In New York City, when the leaves fall on the sidewalk, they’re swept up with brooms.  Brooms!

Early the morning after Thanksgiving, I woke to find my father raking leaves in the front of the house. Before I even ate breakfast, I bundled up, grabbed a rake and joined him.

For starters, let me give you a sense of my parents’ front and backyard. Even with ten guys, a blower, and a truck it can take hours to collect all the leaves. But that morning, with just the two of us, my dad had a plan.

“Divide and conquer,” he said. “We mark one section at a time and get that done. Then move on to the next.”

Using rakes, we defined a large area and worked to clear away those leaves. Filling garbage barrels, we piled leaves onto a tarp, dragged them to a far corner in the backyard and dumped them on top of last year’s heap, shrunk, but still high from past seasons. After a few hours, my hands already blistered, we admired our handiwork. Sure we’d only completed about one-twentieth of the leaves, but that one-twentieth looked pretty darn good.

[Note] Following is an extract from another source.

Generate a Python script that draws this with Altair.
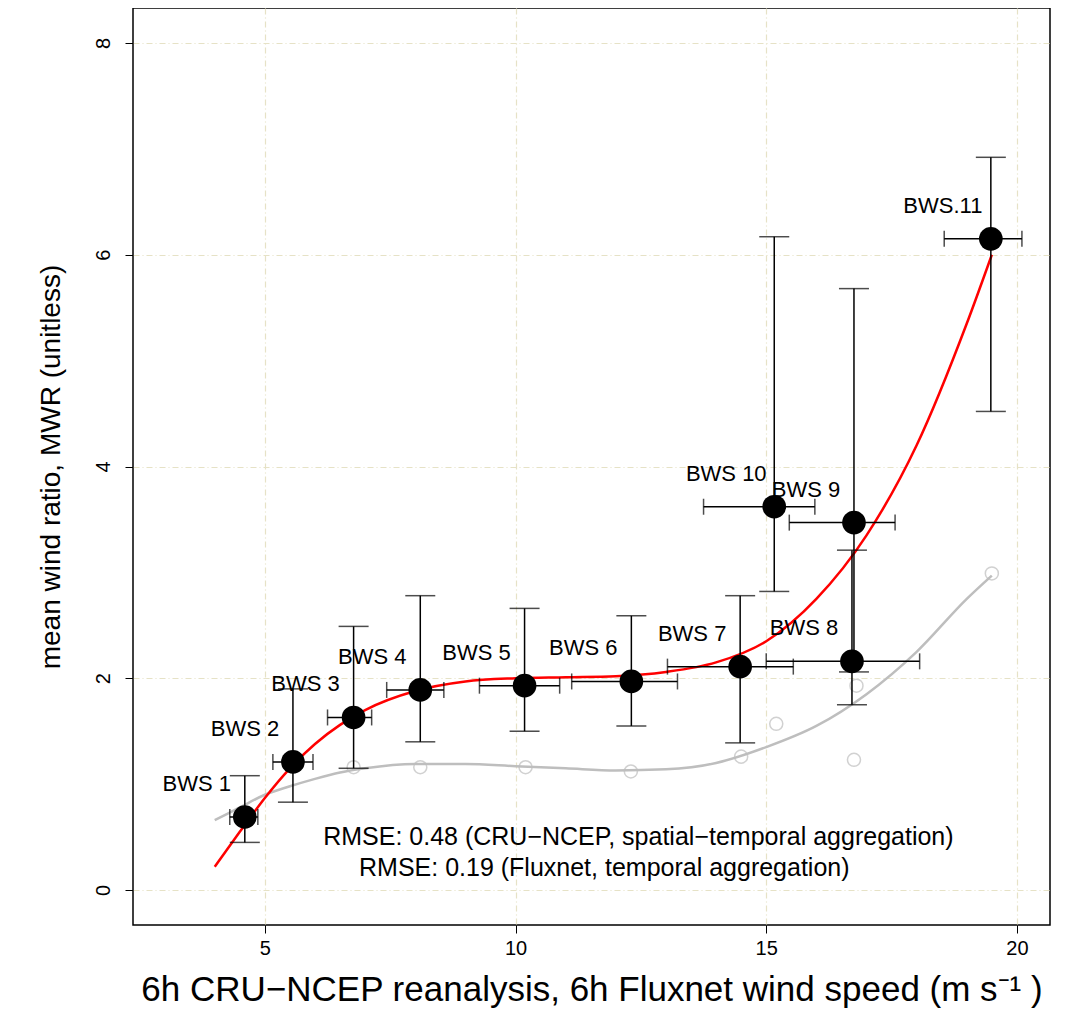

Then we left the rakes and – with leaf particles in our hair and stuck to our clothes – we headed inside and sat in the kitchen eating my mother’s

homemade blueberry muffins and feeling extremely satisfied for a job well done. Sure the job wasn’t completed – there were thousands more leaves waiting to be gathered and removed – but we weren’t fazed. The task, while it appeared impossible and definitely intimidating, just took small steps. The same with any job – whether a messy apartment, packing up a house, cleaning out a garage, attacking a pile of homework – by just breaking it down, by dividing it into manageable parts, makes it doable.